--- start Material supplied ---

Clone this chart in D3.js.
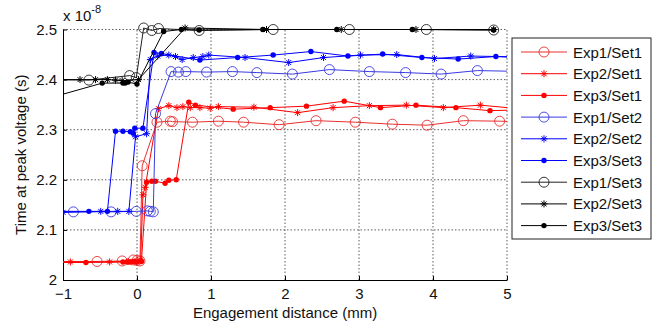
<!DOCTYPE html>
<html>
<head>
<meta charset="utf-8">
<script src="https://cdn.jsdelivr.net/npm/d3@7"></script>
<style>
  body { margin: 0; background: #fff; }
  svg { font-family: Arial, 'Liberation Sans', sans-serif; }
</style>
</head>
<body>
<div id="chart"></div>
<script>
// time values are in units of 1e-8 s, distance in mm
const seriesNames = ['Exp1/Set1', 'Exp2/Set1', 'Exp3/Set1', 'Exp1/Set2', 'Exp2/Set2', 'Exp3/Set3', 'Exp1/Set3', 'Exp2/Set3', 'Exp3/Set3'];

const exp1Set1X = [-1.2, -0.54, -0.2, -0.05, 0.0, 0.04, 0.07, 0.27, 0.45, 0.48, 0.75, 1.10, 1.44, 1.92, 2.42, 2.95, 3.45, 3.92, 4.41, 4.90, 5.3];
const exp1Set1Y = [2.037, 2.037, 2.038, 2.040, 2.039, 2.038, 2.228, 2.315, 2.317, 2.316, 2.315, 2.317, 2.315, 2.310, 2.318, 2.315, 2.311, 2.309, 2.318, 2.317, 2.315];

const exp2Set1X = [-1.3, -0.9, -0.37, -0.12, 0.0, 0.05, 0.08, 0.11, 0.29, 0.43, 0.54, 0.62, 0.72, 0.85, 0.99, 1.10, 1.58, 2.17, 2.65, 3.14, 3.64, 4.14, 4.64, 5.3];
const exp2Set1Y = [2.036, 2.036, 2.036, 2.037, 2.038, 2.040, 2.170, 2.185, 2.342, 2.348, 2.344, 2.346, 2.344, 2.344, 2.343, 2.346, 2.345, 2.334, 2.344, 2.348, 2.349, 2.344, 2.349, 2.340];

const exp3Set1X = [-1.2, -0.69, -0.19, -0.13, -0.09, -0.05, 0.0, 0.06, 0.13, 0.2, 0.25, 0.38, 0.43, 0.53, 0.70, 0.79, 1.30, 1.80, 2.29, 2.80, 3.29, 3.77, 4.31, 4.77, 5.3];
const exp3Set1Y = [2.035, 2.035, 2.036, 2.036, 2.036, 2.037, 2.036, 2.037, 2.195, 2.197, 2.197, 2.193, 2.199, 2.200, 2.355, 2.349, 2.341, 2.344, 2.347, 2.357, 2.344, 2.349, 2.344, 2.338, 2.340];

const exp1Set2X = [-1.3, -0.86, -0.35, -0.01, 0.14, 0.18, 0.22, 0.25, 0.46, 0.56, 0.66, 0.94, 1.29, 1.62, 2.10, 2.60, 3.14, 3.63, 4.11, 4.60, 5.3];
const exp1Set2Y = [2.136, 2.136, 2.136, 2.137, 2.138, 2.137, 2.136, 2.332, 2.416, 2.415, 2.416, 2.415, 2.416, 2.414, 2.411, 2.420, 2.416, 2.414, 2.411, 2.418, 2.416];

const exp2Set2X = [-1.3, -1.0, -0.49, -0.26, -0.11, -0.02, 0.13, 0.18, 0.28, 0.43, 0.52, 0.61, 0.76, 0.89, 0.97, 1.46, 2.05, 2.52, 3.02, 3.51, 4.02, 4.51, 5.3];
const exp2Set2Y = [2.135, 2.135, 2.137, 2.137, 2.137, 2.286, 2.292, 2.440, 2.447, 2.449, 2.446, 2.440, 2.444, 2.446, 2.449, 2.444, 2.434, 2.444, 2.449, 2.450, 2.442, 2.447, 2.445];

const exp3Set2X = [-1.3, -0.65, -0.40, -0.29, -0.19, -0.09, -0.05, -0.03, 0.08, 0.23, 0.33, 0.85, 1.36, 1.84, 2.35, 2.85, 3.32, 3.85, 4.34, 4.85, 5.3];
const exp3Set2Y = [2.137, 2.137, 2.137, 2.297, 2.297, 2.296, 2.293, 2.303, 2.303, 2.454, 2.452, 2.439, 2.444, 2.449, 2.456, 2.447, 2.451, 2.444, 2.441, 2.446, 2.443];

const exp1Set3X = [-1.3, -0.65, -0.10, -0.01, 0.09, 0.20, 0.29, 0.84, 1.84, 2.87, 3.91, 4.82];
const exp1Set3Y = [2.400, 2.399, 2.408, 2.404, 2.503, 2.498, 2.502, 2.498, 2.500, 2.500, 2.500, 2.499];

const exp2Set3X = [-1.3, -0.77, -0.56, -0.40, -0.29, -0.20, 0.02, 0.65, 1.75, 2.76, 3.77, 4.82];
const exp2Set3Y = [2.400, 2.400, 2.400, 2.400, 2.399, 2.398, 2.400, 2.503, 2.500, 2.500, 2.500, 2.500];

const exp3Set3X = [-1.5, -0.47, -0.19, -0.16, -0.12, 0.0, 0.36, 0.60, 0.84, 1.70, 2.70, 3.72, 4.82];
const exp3Set3Y = [2.350, 2.393, 2.393, 2.393, 2.395, 2.391, 2.496, 2.500, 2.499, 2.500, 2.500, 2.500, 2.499];

const xTicks = [-1, 0, 1, 2, 3, 4, 5];
const yTicks = [2, 2.1, 2.2, 2.3, 2.4, 2.5];

const xs = [exp1Set1X, exp2Set1X, exp3Set1X, exp1Set2X, exp2Set2X, exp3Set2X, exp1Set3X, exp2Set3X, exp3Set3X];
const ys = [exp1Set1Y, exp2Set1Y, exp3Set1Y, exp1Set2Y, exp2Set2Y, exp3Set2Y, exp1Set3Y, exp2Set3Y, exp3Set3Y];
const colors = ['#e8302f', '#ff0000', '#ff0000', '#3a3ae0', '#0000ff', '#0000ff', '#222', '#000', '#000'];
const markers = ['o', '*', '.', 'o', '*', '.', 'o', '*', '.'];

const series = seriesNames.map((name, i) => ({
  name,
  color: colors[i],
  marker: markers[i],
  points: xs[i].map((x, j) => ({x, y: ys[i][j]}))
}));

const width = 655, height = 327;
const plot = {left: 63, right: 507, top: 29.5, bottom: 280};

const svg = d3.select('#chart')
  .append('svg')
  .attr('width', width)
  .attr('height', height);

const x = d3.scaleLinear().domain([-1, 5]).range([plot.left, plot.right]);
const y = d3.scaleLinear().domain([2, 2.5]).range([plot.bottom, plot.top]);

// grid
const grid = svg.append('g')
  .attr('stroke', '#333')
  .attr('stroke-width', 0.8)
  .attr('stroke-dasharray', '1.5,2');

grid.selectAll('.gx')
  .data(xTicks.slice(1))
  .enter().append('line')
  .attr('x1', d => x(d)).attr('x2', d => x(d))
  .attr('y1', plot.bottom).attr('y2', plot.top);

grid.selectAll('.gy')
  .data(yTicks.slice(1))
  .enter().append('line')
  .attr('x1', plot.left).attr('x2', plot.right)
  .attr('y1', d => y(d)).attr('y2', d => y(d));

// axes (ticks inward like matlab)
const xAxis = svg.append('g')
  .attr('transform', `translate(0,${plot.bottom})`)
  .call(d3.axisBottom(x).tickValues(xTicks).tickSizeInner(-4).tickSizeOuter(0).tickPadding(8).tickFormat(d3.format('d')));

const yAxis = svg.append('g')
  .attr('transform', `translate(${plot.left},0)`)
  .call(d3.axisLeft(y).tickValues(yTicks).tickSizeInner(-4).tickSizeOuter(0).tickPadding(6).tickFormat(d => d === 2 ? '2' : d3.format('.1f')(d)));

[xAxis, yAxis].forEach(a => {
  a.selectAll('path').attr('stroke', '#000');
  a.selectAll('line').attr('stroke', '#000');
  a.selectAll('text')
    .attr('font-size', 15)
    .attr('fill', '#111')
    .attr('font-family', 'Arial, Liberation Sans, sans-serif');
});

// clip only horizontally so markers at 2.5 stay whole
svg.append('clipPath')
  .attr('id', 'clip')
  .append('rect')
  .attr('x', plot.left).attr('y', 0)
  .attr('width', plot.right - plot.left).attr('height', height);

const line = d3.line()
  .x(d => x(d.x))
  .y(d => y(d.y));

const starPath = 'M-3.5,0H3.5M0,-3.5V3.5M-2.5,-2.5L2.5,2.5M-2.5,2.5L2.5,-2.5';

function drawMarker(g, type, color) {
  if (type === 'o') {
    g.append('circle').attr('r', 5).attr('fill', 'none').attr('stroke', color).attr('stroke-width', 0.9);
  } else if (type === '.') {
    g.append('circle').attr('r', 2.7).attr('fill', color);
  } else {
    g.append('path').attr('d', starPath).attr('fill', 'none').attr('stroke', color).attr('stroke-width', 1);
  }
}

const marks = svg.append('g').attr('clip-path', 'url(#clip)');

series.forEach(s => {
  const g = marks.append('g');
  g.append('path')
    .datum(s.points)
    .attr('d', line)
    .attr('fill', 'none')
    .attr('stroke', s.color)
    .attr('stroke-width', 1);

  g.selectAll('.m')
    .data(s.points)
    .enter().append('g')
    .attr('transform', d => `translate(${x(d.x)},${y(d.y)})`)
    .each(function() { drawMarker(d3.select(this), s.marker, s.color); });
});

// labels
svg.append('text')
  .attr('x', (plot.left + plot.right) / 2)
  .attr('y', 318)
  .attr('text-anchor', 'middle')
  .attr('font-size', 15)
  .attr('fill', '#111')
  .text('Engagement distance (mm)');

svg.append('text')
  .attr('transform', `translate(26,${(plot.top + plot.bottom) / 2}) rotate(-90)`)
  .attr('text-anchor', 'middle')
  .attr('font-size', 15)
  .attr('fill', '#111')
  .text('Time at peak voltage (s)');

const expo = svg.append('text')
  .attr('x', 63)
  .attr('y', 21)
  .attr('font-size', 15)
  .attr('fill', '#111');
expo.append('tspan').text('x 10');
expo.append('tspan').attr('font-size', 11).attr('dy', -8).text('-8');

// legend
const legend = svg.append('g').attr('transform', 'translate(512,38)');

legend.append('rect')
  .attr('width', 139)
  .attr('height', 201)
  .attr('fill', '#fff')
  .attr('stroke', '#222')
  .attr('stroke-width', 1);

const item = legend.selectAll('.item')
  .data(series)
  .enter().append('g')
  .attr('transform', (d, i) => `translate(0,${14 + i * 21.7})`);

item.append('line')
  .attr('x1', 9).attr('x2', 55)
  .attr('stroke', d => d.color)
  .attr('stroke-width', 1);

item.append('g')
  .attr('transform', 'translate(32,0)')
  .each(function(d) { drawMarker(d3.select(this), d.marker, d.color); });

item.append('text')
  .attr('x', 61)
  .attr('y', 5.5)
  .attr('font-size', 15)
  .attr('fill', '#111')
  .text(d => d.name);
</script>
</body>
</html>
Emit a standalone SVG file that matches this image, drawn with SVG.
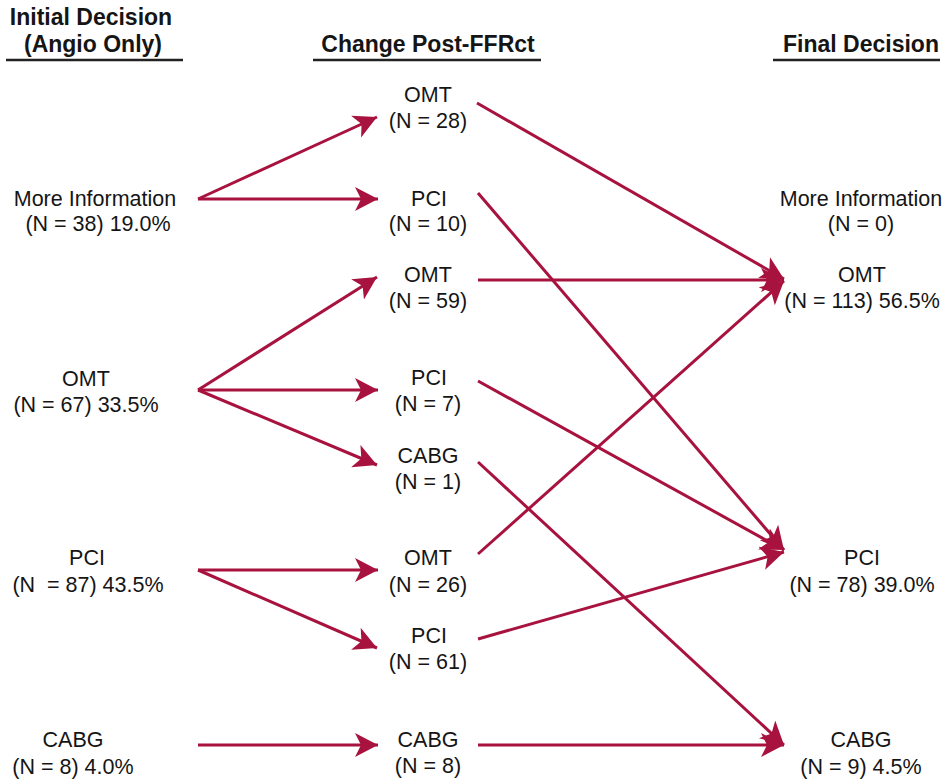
<svg xmlns="http://www.w3.org/2000/svg" width="951" height="784" viewBox="0 0 951 784">
<style>
text{font-family:"Liberation Sans",Arial,sans-serif;fill:#151515;text-anchor:middle;white-space:pre}
.h{font-weight:bold;font-size:23px}
.t{font-size:21.5px}
.ul{stroke:#222;stroke-width:2.5}
.c line{stroke:#A8123F;stroke-width:3;marker-end:url(#ah)}
</style>
<defs>
<marker id="ah" markerUnits="userSpaceOnUse" markerWidth="26" markerHeight="26" refX="23" refY="12" orient="auto">
<path d="M0,0 L23,12 L0,24 L6,12 Z" fill="#A8123F"/>
</marker>
</defs>
<rect width="951" height="784" fill="#fff"/>
<g id="headers">
<text class="h" x="91" y="25">Initial Decision</text>
<text class="h" x="93" y="52">(Angio Only)</text>
<line class="ul" x1="6" y1="60" x2="183" y2="60"/>
<text class="h" x="428" y="52">Change Post-FFRct</text>
<line class="ul" x1="313" y1="60" x2="541" y2="60"/>
<text class="h" x="861" y="52">Final Decision</text>
<line class="ul" x1="773" y1="60" x2="940" y2="60"/>
</g>
<g id="i-more"><text class="t" x="95" y="206">More Information</text><text class="t" x="98" y="231">(N = 38) 19.0%</text></g>
<g id="i-omt"><text class="t" x="86" y="386">OMT</text><text class="t" x="86" y="412">(N = 67) 33.5%</text></g>
<g id="i-pci"><text class="t" x="87" y="565">PCI</text><text class="t" x="88" y="592">(N  = 87) 43.5%</text></g>
<g id="i-cabg"><text class="t" x="73" y="747">CABG</text><text class="t" x="73" y="774">(N = 8) 4.0%</text></g>
<g id="m-omt28"><text class="t" x="428" y="102">OMT</text><text class="t" x="428" y="128">(N = 28)</text></g>
<g id="m-pci10"><text class="t" x="429" y="206">PCI</text><text class="t" x="428" y="231">(N = 10)</text></g>
<g id="m-omt59"><text class="t" x="428" y="282">OMT</text><text class="t" x="428" y="308">(N = 59)</text></g>
<g id="m-pci7"><text class="t" x="429" y="385">PCI</text><text class="t" x="428" y="411">(N = 7)</text></g>
<g id="m-cabg1"><text class="t" x="428" y="463">CABG</text><text class="t" x="428" y="489">(N = 1)</text></g>
<g id="m-omt26"><text class="t" x="428" y="565">OMT</text><text class="t" x="428" y="592">(N = 26)</text></g>
<g id="m-pci61"><text class="t" x="429" y="643">PCI</text><text class="t" x="428" y="669">(N = 61)</text></g>
<g id="m-cabg8"><text class="t" x="428" y="747">CABG</text><text class="t" x="428" y="773">(N = 8)</text></g>
<g id="f-more"><text class="t" x="861" y="206">More Information</text><text class="t" x="861" y="231">(N = 0)</text></g>
<g id="f-omt"><text class="t" x="862" y="282">OMT</text><text class="t" x="862" y="308">(N = 113) 56.5%</text></g>
<g id="f-pci"><text class="t" x="862" y="565">PCI</text><text class="t" x="862" y="592">(N = 78) 39.0%</text></g>
<g id="f-cabg"><text class="t" x="861" y="747">CABG</text><text class="t" x="861" y="774">(N = 9) 4.5%</text></g>
<g id="connectors" class="c">
<line x1="198" y1="199" x2="377" y2="117"/>
<line x1="198" y1="199" x2="378" y2="199"/>
<line x1="198" y1="390" x2="377" y2="277"/>
<line x1="198" y1="390" x2="378" y2="390"/>
<line x1="198" y1="390" x2="377" y2="465"/>
<line x1="198" y1="570" x2="378" y2="570"/>
<line x1="198" y1="570" x2="377" y2="648"/>
<line x1="198" y1="745" x2="378" y2="745"/>
<line x1="477" y1="103" x2="784" y2="279"/>
<line x1="478" y1="193" x2="784" y2="550"/>
<line x1="478" y1="280" x2="784" y2="280"/>
<line x1="478" y1="381" x2="784" y2="550"/>
<line x1="478" y1="462" x2="784" y2="745"/>
<line x1="478" y1="554" x2="784" y2="281"/>
<line x1="478" y1="639" x2="784" y2="552"/>
<line x1="478" y1="745" x2="784" y2="745"/>
</g>
</svg>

--- end Material supplied ---

**Challenge**
Would you reproduce the lines above, from the very first through the line containing "2.344, 2.349, 2.340];", exactly and without the pictures?

**Full output**
Clone this chart in D3.js.
<!DOCTYPE html>
<html>
<head>
<meta charset="utf-8">
<script src="https://cdn.jsdelivr.net/npm/d3@7"></script>
<style>
  body { margin: 0; background: #fff; }
  svg { font-family: Arial, 'Liberation Sans', sans-serif; }
</style>
</head>
<body>
<div id="chart"></div>
<script>
// time values are in units of 1e-8 s, distance in mm
const seriesNames = ['Exp1/Set1', 'Exp2/Set1', 'Exp3/Set1', 'Exp1/Set2', 'Exp2/Set2', 'Exp3/Set3', 'Exp1/Set3', 'Exp2/Set3', 'Exp3/Set3'];

const exp1Set1X = [-1.2, -0.54, -0.2, -0.05, 0.0, 0.04, 0.07, 0.27, 0.45, 0.48, 0.75, 1.10, 1.44, 1.92, 2.42, 2.95, 3.45, 3.92, 4.41, 4.90, 5.3];
const exp1Set1Y = [2.037, 2.037, 2.038, 2.040, 2.039, 2.038, 2.228, 2.315, 2.317, 2.316, 2.315, 2.317, 2.315, 2.310, 2.318, 2.315, 2.311, 2.309, 2.318, 2.317, 2.315];

const exp2Set1X = [-1.3, -0.9, -0.37, -0.12, 0.0, 0.05, 0.08, 0.11, 0.29, 0.43, 0.54, 0.62, 0.72, 0.85, 0.99, 1.10, 1.58, 2.17, 2.65, 3.14, 3.64, 4.14, 4.64, 5.3];
const exp2Set1Y = [2.036, 2.036, 2.036, 2.037, 2.038, 2.040, 2.170, 2.185, 2.342, 2.348, 2.344, 2.346, 2.344, 2.344, 2.343, 2.346, 2.345, 2.334, 2.344, 2.348, 2.349, 2.344, 2.349, 2.340];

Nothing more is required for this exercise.